In the records below, find each line with the word "file" and copy it.
--- BEGIN GIVEN RECORDS ---
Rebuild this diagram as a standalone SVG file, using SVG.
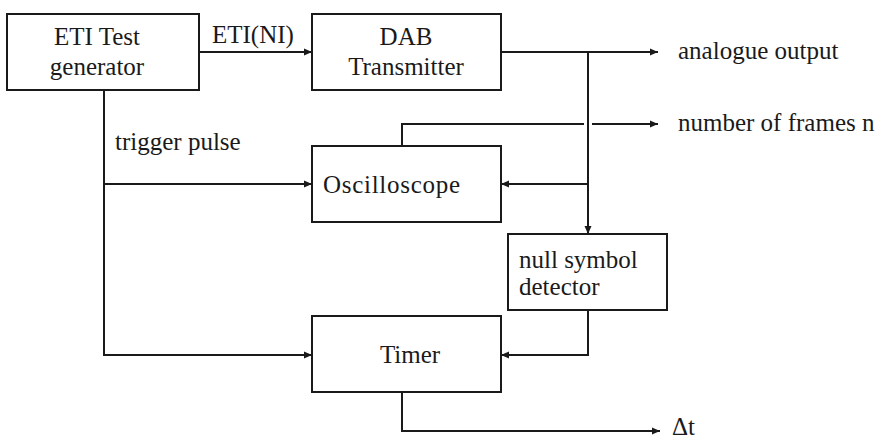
--- END GIVEN RECORDS ---
--- BEGIN GIVEN RECORDS ---
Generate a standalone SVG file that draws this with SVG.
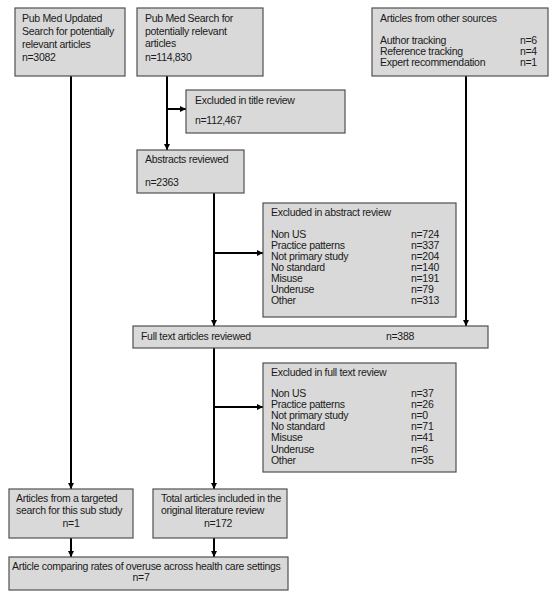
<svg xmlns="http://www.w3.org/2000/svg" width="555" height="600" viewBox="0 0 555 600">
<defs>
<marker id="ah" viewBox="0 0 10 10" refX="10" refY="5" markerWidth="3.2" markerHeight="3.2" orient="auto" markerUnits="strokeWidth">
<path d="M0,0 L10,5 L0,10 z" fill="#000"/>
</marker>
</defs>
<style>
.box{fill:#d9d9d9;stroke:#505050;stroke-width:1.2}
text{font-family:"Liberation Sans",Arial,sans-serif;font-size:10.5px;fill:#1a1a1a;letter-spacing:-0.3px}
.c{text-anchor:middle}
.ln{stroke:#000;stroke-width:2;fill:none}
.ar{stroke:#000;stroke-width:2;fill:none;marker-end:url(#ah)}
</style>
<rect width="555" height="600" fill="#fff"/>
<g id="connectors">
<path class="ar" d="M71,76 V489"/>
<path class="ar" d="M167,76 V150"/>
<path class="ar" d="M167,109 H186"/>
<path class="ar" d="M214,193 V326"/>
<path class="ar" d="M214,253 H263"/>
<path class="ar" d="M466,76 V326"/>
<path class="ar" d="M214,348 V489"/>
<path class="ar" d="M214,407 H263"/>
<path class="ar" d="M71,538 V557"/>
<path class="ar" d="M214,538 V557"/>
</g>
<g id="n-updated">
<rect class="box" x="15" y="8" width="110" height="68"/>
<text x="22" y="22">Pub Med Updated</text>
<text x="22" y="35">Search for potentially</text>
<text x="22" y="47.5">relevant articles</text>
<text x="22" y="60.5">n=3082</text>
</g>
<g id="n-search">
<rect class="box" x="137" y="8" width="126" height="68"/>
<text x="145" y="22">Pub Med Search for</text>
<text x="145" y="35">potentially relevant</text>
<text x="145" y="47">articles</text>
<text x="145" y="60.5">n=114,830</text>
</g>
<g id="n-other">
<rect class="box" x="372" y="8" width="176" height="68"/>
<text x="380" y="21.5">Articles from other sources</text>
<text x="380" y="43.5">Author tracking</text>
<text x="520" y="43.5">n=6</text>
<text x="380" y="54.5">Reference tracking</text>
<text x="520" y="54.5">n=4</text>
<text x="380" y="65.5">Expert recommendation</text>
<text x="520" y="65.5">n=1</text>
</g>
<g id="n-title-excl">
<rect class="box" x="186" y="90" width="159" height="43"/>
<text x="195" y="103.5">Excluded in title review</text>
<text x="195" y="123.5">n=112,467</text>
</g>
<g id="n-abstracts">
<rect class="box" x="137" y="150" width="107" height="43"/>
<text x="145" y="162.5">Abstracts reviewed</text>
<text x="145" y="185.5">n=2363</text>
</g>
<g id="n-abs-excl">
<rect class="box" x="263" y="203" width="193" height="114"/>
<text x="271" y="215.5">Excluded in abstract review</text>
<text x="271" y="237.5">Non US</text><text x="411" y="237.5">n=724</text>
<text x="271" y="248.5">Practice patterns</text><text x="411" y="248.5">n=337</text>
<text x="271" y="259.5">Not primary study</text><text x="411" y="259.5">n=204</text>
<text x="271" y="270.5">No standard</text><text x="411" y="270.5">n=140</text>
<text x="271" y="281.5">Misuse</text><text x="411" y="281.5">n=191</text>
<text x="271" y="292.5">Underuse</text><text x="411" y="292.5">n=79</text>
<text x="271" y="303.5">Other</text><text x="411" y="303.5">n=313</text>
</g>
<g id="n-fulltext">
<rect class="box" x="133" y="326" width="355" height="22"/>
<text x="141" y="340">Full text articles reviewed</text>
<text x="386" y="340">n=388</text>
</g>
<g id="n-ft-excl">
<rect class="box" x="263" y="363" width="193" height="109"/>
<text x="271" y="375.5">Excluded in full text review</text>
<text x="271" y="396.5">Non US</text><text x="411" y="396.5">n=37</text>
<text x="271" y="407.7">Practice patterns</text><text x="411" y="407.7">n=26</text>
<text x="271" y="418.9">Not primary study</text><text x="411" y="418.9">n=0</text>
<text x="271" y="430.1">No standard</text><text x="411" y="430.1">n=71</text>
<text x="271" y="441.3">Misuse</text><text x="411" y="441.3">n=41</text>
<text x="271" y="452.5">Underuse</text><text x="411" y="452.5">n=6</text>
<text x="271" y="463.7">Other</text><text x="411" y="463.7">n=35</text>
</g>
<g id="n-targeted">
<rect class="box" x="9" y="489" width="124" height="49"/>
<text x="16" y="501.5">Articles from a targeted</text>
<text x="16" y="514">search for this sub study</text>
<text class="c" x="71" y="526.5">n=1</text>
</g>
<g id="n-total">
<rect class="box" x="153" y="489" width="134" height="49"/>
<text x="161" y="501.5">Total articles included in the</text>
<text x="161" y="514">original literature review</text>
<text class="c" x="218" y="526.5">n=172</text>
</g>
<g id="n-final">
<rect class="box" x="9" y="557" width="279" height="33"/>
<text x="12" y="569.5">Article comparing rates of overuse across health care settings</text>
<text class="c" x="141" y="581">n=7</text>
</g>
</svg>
--- END GIVEN RECORDS ---
◆ EXERCISE SOLUTION:
Rebuild this diagram as a standalone SVG file, using SVG.
Generate a standalone SVG file that draws this with SVG.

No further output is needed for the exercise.